El carnaval tiene fecha de caducidad. Una vez que Chazelle anuncia el sino trágico que va a levantarse contra los protagonistas, el caos primigenio del comienzo se vuelve rápidamente un drama codificado que señaliza sus escenas de manera tal que hasta el más despistado de los espectadores no se quede afuera, como las mil veces que el personaje de Brad Pitt recuerda su idea de que el cine es un arte elevado (high art) y se pelea con los prejuicios de la época. La descarga del drama, con la demolición del mundo y sus criaturas, se ejecuta en buena medida a través de Manny, el músico de jazz y la realizadora de subtítulos: los tres se vuelven obsoletos, o bien deben reconvertirse violentamente, o son juzgados y perseguidos. Al trompetista negro lo obligan a ponerse betún porque la luz del estudio lo hace parecer blanco, y a la subtituladora, que es asiática y lesbiana, la echan por lo segundo para limpiar de impurezas la figura pública del personaje de Robbie, a la que tampoco le ahorran maltratos, tocadas de culo y humillaciones de todo tipo. Chazelle no se da cuenta o se hace el distraído: no hay bacanal posible en medio de las lecciones edificantes sobre la persecución de la diversidad. Como en La la land, somos traicionados de nuevo: la promesa de desborde nos deja en el peor lugar imaginable, a los pies de la moraleja severa y la corrección política que proyecta sus taras actuales obcecadamente en el pasado. La cagada del elefante, la meada sobre el gordo o el vómito de Robbie no son, como quisiera el director, gestos disruptivos que vienen a poner en jaque la moralidad del espectador, sino apenas movimientos espasmódicos que solo refuerzan los lugares comunes de una ética universal: como el vómito-protesta de Robbie lanzado contra los magnates que tratan de someterla, y que hace acordar también a la bochornosa escena de los vómitos en el barco de El triángulo de la tristeza, donde los ricos son sometidos a una degradación semejante.

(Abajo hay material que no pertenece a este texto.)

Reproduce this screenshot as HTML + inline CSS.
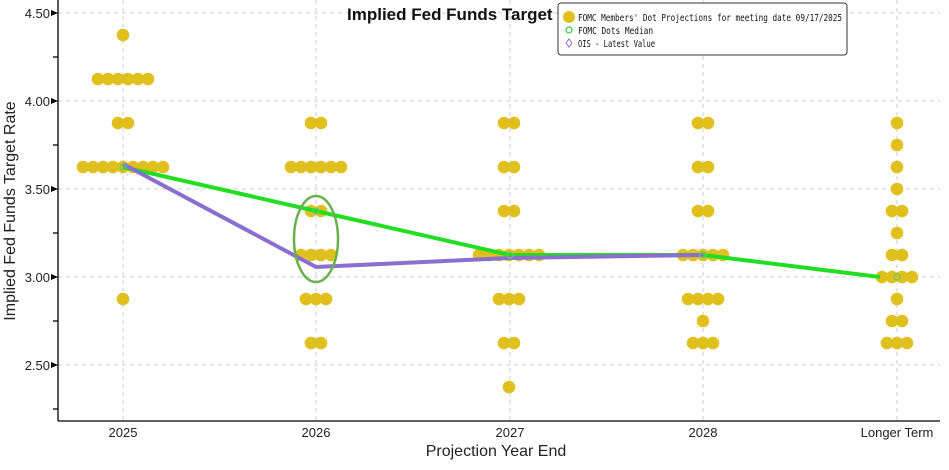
<!DOCTYPE html>
<html><head><style>body{margin:0;background:#fff}svg{display:block}</style></head><body>
<svg width="949" height="470" xmlns="http://www.w3.org/2000/svg" font-family="Liberation Sans, sans-serif">
<g stroke="#ccc" stroke-dasharray="4,4" stroke-width="1">
<line x1="58" y1="13" x2="940" y2="13"/><line x1="58" y1="101" x2="940" y2="101"/><line x1="58" y1="189" x2="940" y2="189"/><line x1="58" y1="277" x2="940" y2="277"/><line x1="58" y1="365" x2="940" y2="365"/>
<line x1="123" y1="0" x2="123" y2="421"/><line x1="316" y1="0" x2="316" y2="421"/><line x1="510" y1="0" x2="510" y2="421"/><line x1="703" y1="0" x2="703" y2="421"/><line x1="897" y1="0" x2="897" y2="421"/>
</g>
<g stroke="#000" stroke-width="1.3">
<line x1="58" y1="0" x2="58" y2="421"/><line x1="58" y1="421" x2="940" y2="421"/>
<line x1="53" y1="57" x2="58" y2="57"/><line x1="53" y1="145" x2="58" y2="145"/><line x1="53" y1="233" x2="58" y2="233"/><line x1="53" y1="321" x2="58" y2="321"/><line x1="53" y1="409" x2="58" y2="409"/>
</g>
<g fill="#000"><polygon points="58,13 51,10 51,16"/><polygon points="58,101 51,98 51,104"/><polygon points="58,189 51,186 51,192"/><polygon points="58,277 51,274 51,280"/><polygon points="58,365 51,362 51,368"/></g>
<g font-size="13" text-anchor="end" fill="#222"><text x="50" y="18">4.50</text><text x="50" y="106">4.00</text><text x="50" y="194">3.50</text><text x="50" y="282">3.00</text><text x="50" y="370">2.50</text></g>
<g font-size="13" text-anchor="middle" fill="#222"><text x="123" y="437">2025</text><text x="316" y="437">2026</text><text x="510" y="437">2027</text><text x="703" y="437">2028</text><text x="897" y="437">Longer Term</text></g>
<text x="496" y="456" font-size="16" text-anchor="middle" fill="#222">Projection Year End</text>
<text transform="translate(15,211) rotate(-90)" font-size="16" text-anchor="middle" fill="#222">Implied Fed Funds Target Rate</text>
<g fill="#e0c01c">
<circle cx="123" cy="35" r="6.3"/>
<circle cx="98" cy="79" r="6.3"/><circle cx="108" cy="79" r="6.3"/><circle cx="118" cy="79" r="6.3"/><circle cx="128" cy="79" r="6.3"/><circle cx="138" cy="79" r="6.3"/><circle cx="148" cy="79" r="6.3"/>
<circle cx="118" cy="123" r="6.3"/><circle cx="128" cy="123" r="6.3"/>
<circle cx="83" cy="167" r="6.3"/><circle cx="93" cy="167" r="6.3"/><circle cx="103" cy="167" r="6.3"/><circle cx="113" cy="167" r="6.3"/><circle cx="123" cy="167" r="6.3"/><circle cx="133" cy="167" r="6.3"/><circle cx="143" cy="167" r="6.3"/><circle cx="153" cy="167" r="6.3"/><circle cx="163" cy="167" r="6.3"/>
<circle cx="123" cy="299" r="6.3"/>
<circle cx="311" cy="123" r="6.3"/><circle cx="321" cy="123" r="6.3"/>
<circle cx="291" cy="167" r="6.3"/><circle cx="301" cy="167" r="6.3"/><circle cx="311" cy="167" r="6.3"/><circle cx="321" cy="167" r="6.3"/><circle cx="331" cy="167" r="6.3"/><circle cx="341" cy="167" r="6.3"/>
<circle cx="311" cy="211" r="6.3"/><circle cx="321" cy="211" r="6.3"/>
<circle cx="301" cy="255" r="6.3"/><circle cx="311" cy="255" r="6.3"/><circle cx="321" cy="255" r="6.3"/><circle cx="331" cy="255" r="6.3"/>
<circle cx="306" cy="299" r="6.3"/><circle cx="316" cy="299" r="6.3"/><circle cx="326" cy="299" r="6.3"/>
<circle cx="311" cy="343" r="6.3"/><circle cx="321" cy="343" r="6.3"/>
<circle cx="504" cy="123" r="6.3"/><circle cx="514" cy="123" r="6.3"/>
<circle cx="504" cy="167" r="6.3"/><circle cx="514" cy="167" r="6.3"/>
<circle cx="504" cy="211" r="6.3"/><circle cx="514" cy="211" r="6.3"/>
<circle cx="479" cy="255" r="6.3"/><circle cx="489" cy="255" r="6.3"/><circle cx="499" cy="255" r="6.3"/><circle cx="509" cy="255" r="6.3"/><circle cx="519" cy="255" r="6.3"/><circle cx="529" cy="255" r="6.3"/><circle cx="539" cy="255" r="6.3"/>
<circle cx="499" cy="299" r="6.3"/><circle cx="509" cy="299" r="6.3"/><circle cx="519" cy="299" r="6.3"/>
<circle cx="504" cy="343" r="6.3"/><circle cx="514" cy="343" r="6.3"/>
<circle cx="509" cy="387" r="6.3"/>
<circle cx="698" cy="123" r="6.3"/><circle cx="708" cy="123" r="6.3"/>
<circle cx="698" cy="167" r="6.3"/><circle cx="708" cy="167" r="6.3"/>
<circle cx="698" cy="211" r="6.3"/><circle cx="708" cy="211" r="6.3"/>
<circle cx="683" cy="255" r="6.3"/><circle cx="693" cy="255" r="6.3"/><circle cx="703" cy="255" r="6.3"/><circle cx="713" cy="255" r="6.3"/><circle cx="723" cy="255" r="6.3"/>
<circle cx="688" cy="299" r="6.3"/><circle cx="698" cy="299" r="6.3"/><circle cx="708" cy="299" r="6.3"/><circle cx="718" cy="299" r="6.3"/>
<circle cx="703" cy="321" r="6.3"/>
<circle cx="693" cy="343" r="6.3"/><circle cx="703" cy="343" r="6.3"/><circle cx="713" cy="343" r="6.3"/>
<circle cx="897" cy="123" r="6.3"/><circle cx="897" cy="145" r="6.3"/><circle cx="897" cy="167" r="6.3"/><circle cx="897" cy="189" r="6.3"/>
<circle cx="892" cy="211" r="6.3"/><circle cx="902" cy="211" r="6.3"/>
<circle cx="897" cy="233" r="6.3"/>
<circle cx="892" cy="255" r="6.3"/><circle cx="902" cy="255" r="6.3"/>
<circle cx="882" cy="277" r="6.3"/><circle cx="892" cy="277" r="6.3"/><circle cx="902" cy="277" r="6.3"/><circle cx="912" cy="277" r="6.3"/>
<circle cx="897" cy="299" r="6.3"/>
<circle cx="892" cy="321" r="6.3"/><circle cx="902" cy="321" r="6.3"/>
<circle cx="887" cy="343" r="6.3"/><circle cx="897" cy="343" r="6.3"/><circle cx="907" cy="343" r="6.3"/>
</g>
<polyline points="123,167 316,211 510,255 703,255 880,277" fill="none" stroke="#22dd22" stroke-width="4"/>
<polyline points="123,164 316,267 510,258 703,255" fill="none" stroke="#8a6fcf" stroke-width="4"/>
<ellipse cx="316" cy="239" rx="22" ry="43" fill="none" stroke="#6ab04c" stroke-width="2.5"/>
<g fill="none" stroke="#6c6" stroke-width="1.2"><circle cx="123" cy="167" r="3"/><circle cx="316" cy="211" r="3"/><circle cx="510" cy="255" r="3"/><circle cx="703" cy="255" r="3"/><circle cx="897" cy="277" r="3"/></g>
<text x="347" y="20" font-size="17" font-weight="bold" fill="#111">Implied Fed Funds Target</text>
<rect x="558" y="3" width="289" height="52" rx="3" fill="#fff" stroke="#333" stroke-width="1"/>
<circle cx="569" cy="17" r="6" fill="#e0c01c"/>
<circle cx="569" cy="30" r="3" fill="none" stroke="#3c3" stroke-width="1.2"/>
<polygon points="569,39 572,43 569,47 566,43" fill="none" stroke="#8a6fcf"/>
<g font-family="DejaVu Sans Mono, Liberation Mono, monospace" font-size="10" fill="#111"><text x="578" y="21" textLength="264" lengthAdjust="spacingAndGlyphs">FOMC Members' Dot Projections for meeting date 09/17/2025</text><text x="578" y="34" textLength="75" lengthAdjust="spacingAndGlyphs">FOMC Dots Median</text><text x="578" y="47" textLength="77" lengthAdjust="spacingAndGlyphs">OIS - Latest Value</text></g>
</svg>
</body></html>
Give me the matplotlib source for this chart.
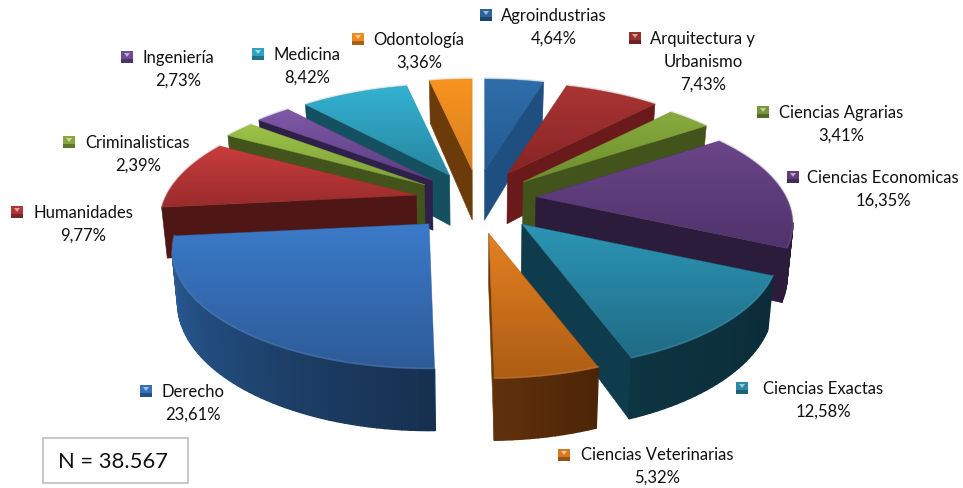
import numpy as np
import matplotlib
matplotlib.use("Agg")
import matplotlib.pyplot as plt
from matplotlib.colors import to_rgb
from matplotlib.patches import Polygon, Rectangle

categories = ["Agroindustrias", "Arquitectura y\nUrbanismo", "Ciencias Agrarias",
              "Ciencias Economicas", "Ciencias Exactas", "Ciencias Veterinarias",
              "Derecho", "Humanidades", "Criminalisticas", "Ingeniería",
              "Medicina", "Odontología"]
values = [4.64, 7.43, 3.41, 16.35, 12.58, 5.32, 23.61, 9.77, 2.39, 2.73, 8.42, 3.36]
note_text = "N = 38.567"

# Style per slice: top-face gradient, cut face, outer wall start/end
top_hi = ["#2f6eab", "#aa3434", "#88ac3e", "#6b4589", "#2b96b4", "#e58022",
          "#3b7aca", "#c93d3d", "#9dc347", "#7f58a9", "#33b2d2", "#f8941f"]
top_lo = ["#235a90", "#882525", "#6e8e2e", "#4f336b", "#1f6b85", "#ad5d14",
          "#2d5b97", "#992b2b", "#7fa03a", "#5c3f80", "#27869f", "#d7801e"]
cut_col = ["#1f4f80", "#6a1a1a", "#43531c", "#2a1c3a", "#0f3c4c", "#6a3a0a",
           "#1c3f6c", "#4f1616", "#43531c", "#2e2048", "#14505f", "#6b3c0a"]
wall_a = ["#1f4f80", "#6a1a1a", "#43531c", "#2a1c3a", "#0b2c38", "#4c2508",
          "#16304f", "#4f1616", "#43531c", "#2e2048", "#14505f", "#6b3c0a"]
wall_b = ["#1f4f80", "#6a1a1a", "#43531c", "#2a1c3a", "#0d3441", "#5f300b",
          "#2b5f9c", "#5a1a1a", "#43531c", "#2e2048", "#14505f", "#6b3c0a"]
key_col = ["#2c639c", "#983030", "#78973a", "#5e3f7c", "#2a8aa6", "#d9761f",
           "#3670b8", "#b03636", "#88a83e", "#6e4c94", "#2fa3c2", "#ee8a20"]
# Label layout (pixels): key x, key y, text centre x, first-line y
label_pos = [(486, 15, 554, 16), (635, 38, 703, 39), (763, 112, 841, 113),
             (793, 177, 883, 178), (742, 388, 823, 389), (564, 455, 657, 455),
             (146, 391, 193, 392), (17, 212, 83, 213), (69, 142, 138, 143),
             (127, 57, 178, 58), (258, 54, 307, 55), (358, 39, 419, 40)]
# Per-slice shift of the explosion point (pixels)
nudge = [(1, -6.5), (7, -5), (9, -1), (4, 2), (-1, 5), (-1.5, 4.5),
         (-3, 4), (-8, 3), (-11, 0), (-9, -2), (-6, -3), (0, -6.5)]

# Projection parameters (pixels)
CX, CY = 477.0, 197.0
A, B, P = 250.0, 112.0, 0.229
EXPLODE = 0.225
DEPTH = 50.0
SHRINK = 0.982

plt.rcParams["font.family"] = ["Lato", "DejaVu Sans"]
fig = plt.figure(figsize=(9.63, 4.88), dpi=100)
ax = fig.add_axes([0, 0, 1, 1])


def rim(t):
    return np.array([A * np.sin(t), -B * np.cos(t)]) / (1 + P * np.cos(t))


def down(pt, w):
    d = DEPTH / w ** 0.8
    return np.array([CX + (pt[0] - CX) * SHRINK, pt[1] + d])


def hangs_below(p, q, ref):
    if abs(q[0] - p[0]) < 1e-6:
        return False
    yl = p[1] + (ref[0] - p[0]) * (q[1] - p[1]) / (q[0] - p[0])
    return ref[1] < yl


def mix(c0, c1, f):
    return tuple((1 - f) * a + f * b for a, b in zip(to_rgb(c0), to_rgb(c1)))


bounds = np.concatenate([[0], np.cumsum(values)]) / sum(values) * 2 * np.pi
mids = (bounds[:-1] + bounds[1:]) / 2
order = np.argsort(-np.cos(mids))
z = 2.0
for i in order:
    t0, t1, m = bounds[i], bounds[i + 1], mids[i]
    apex = np.array([CX, CY]) + EXPLODE * rim(m) + np.array(nudge[i])
    ts = np.linspace(t0, t1, max(3, int(np.degrees(t1 - t0) / 1.5) + 1))
    arc = [apex + rim(t) for t in ts]
    arcb = [down(p, 1 + P * np.cos(t)) for p, t in zip(arc, ts)]
    apexb = down(apex, 1.0)
    # cut faces
    for pt, ptb, ref in ((arc[0], arcb[0], arc[-1]), (arc[-1], arcb[-1], arc[0])):
        if hangs_below(apex, pt, ref):
            ax.add_patch(Polygon([apex, pt, ptb, apexb], closed=True, fc=cut_col[i],
                                 ec=cut_col[i], lw=0.4, zorder=z))
            z += 0.01
    # outer wall
    for k in range(len(ts) - 1):
        if hangs_below(arc[k], arc[k + 1], apex):
            c = mix(wall_a[i], wall_b[i], k / max(1, len(ts) - 2))
            ax.add_patch(Polygon([arc[k], arc[k + 1], arcb[k + 1], arcb[k]], closed=True,
                                 fc=c, ec=c, lw=1.0, zorder=z))
            z += 0.001
    # top face with vertical gradient
    pts = np.array([apex] + arc)
    patch = Polygon(pts, closed=True, fc="none", ec="none", transform=ax.transData, zorder=z)
    ax.add_patch(patch)
    y0, y1 = pts[:, 1].min(), pts[:, 1].max()
    grad = np.array([[mix(top_hi[i], top_lo[i], f)] for f in np.linspace(0, 1, 64)])
    im = ax.imshow(grad, extent=[pts[:, 0].min() - 1, pts[:, 0].max() + 1, y1 + 0.5, y0 - 0.5],
                   aspect="auto", zorder=z, interpolation="bilinear")
    im.set_clip_path(patch)
    ax.plot(pts[:, 0].tolist() + [pts[0, 0]], pts[:, 1].tolist() + [pts[0, 1]], color=top_lo[i],
            lw=0.5, zorder=z + 0.001, alpha=0.6)
    # soft bevel along the curved edge
    arcx = np.array(arc)
    ax.plot(arcx[:, 0], arcx[:, 1] - 0.8, color=mix(top_lo[i], "#ffffff", 0.35), lw=1.2,
            alpha=0.25, zorder=z + 0.002)
    z += 0.1

ax.set_xlim(0, 963)
ax.set_ylim(488, 0)
ax.axis("off")

for name, val, col, (kx, ky, tx, ty) in zip(categories, values, key_col, label_pos):
    ax.add_patch(Rectangle((kx - 6, ky - 6), 12, 12, fc=col, ec="none", zorder=30))
    ax.add_patch(Polygon([(kx - 3, ky - 4), (kx + 3, ky - 4), (kx, ky)], closed=True,
                         fc=mix(col, "#ffffff", 0.55), ec="none", zorder=31))
    ax.add_patch(Rectangle((kx - 6, ky + 2), 12, 4, fc=mix(col, "#000000", 0.3), ec="none", zorder=31))
    pct = f"{val:.2f}%".replace(".", ",")
    for n, line in enumerate(name.split("\n") + [pct]):
        ax.text(tx, ty + n * 22.7, line, ha="center", va="center", fontsize=12.0,
                color="#111111", zorder=32)

ax.add_patch(Rectangle((43, 438), 145, 45, fc="white", ec="#c4c4c4", lw=1.3, zorder=33))
ax.text(113, 462, note_text, ha="center", va="center", fontsize=15.8, color="#111111", zorder=34)

fig.savefig("out.png", dpi=100)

Las tres horas se sobrellevan con cierta facilidad gracias a la ligereza astral de Margot Robbie, más luminosa e inasible que nunca, como si fuera una continuación felizmente imprevista de la Sharon Tate de Había una vez en Hollywood, aunque sin la calidez ni la disposición benevolente de Tarantino que, como un genio del bien, diseña un nuevo destino a Tate, uno que culmina con las puertas de una mansión abriéndose cual si fueran las del cielo. Chazelle, se imagina el lector, está lejos de estos gestos de grandeza. Tan lejos como de la historia sobre el crecimiento de Spielberg, que hace del cine una pasión privada, externa a los guiños cinéfilos y a los retratos crueles, un oficio fulgurante que cruza la vida de Sammy y le ayuda a sobrellevar mejor las cargas subterráneas que minan su familia, la escuela o el ingreso a la adultez. La fábula esperanzadora de Tarantino y la biografía discreta de Spielberg exudan un amor por el cine y sus personajes que la película de Chazelle jamás podría imaginar. Esta supuesta Babilonia impone a sus habitantes, como lengua única y excluyente, una misantropía módica y un revisionismo oportunista.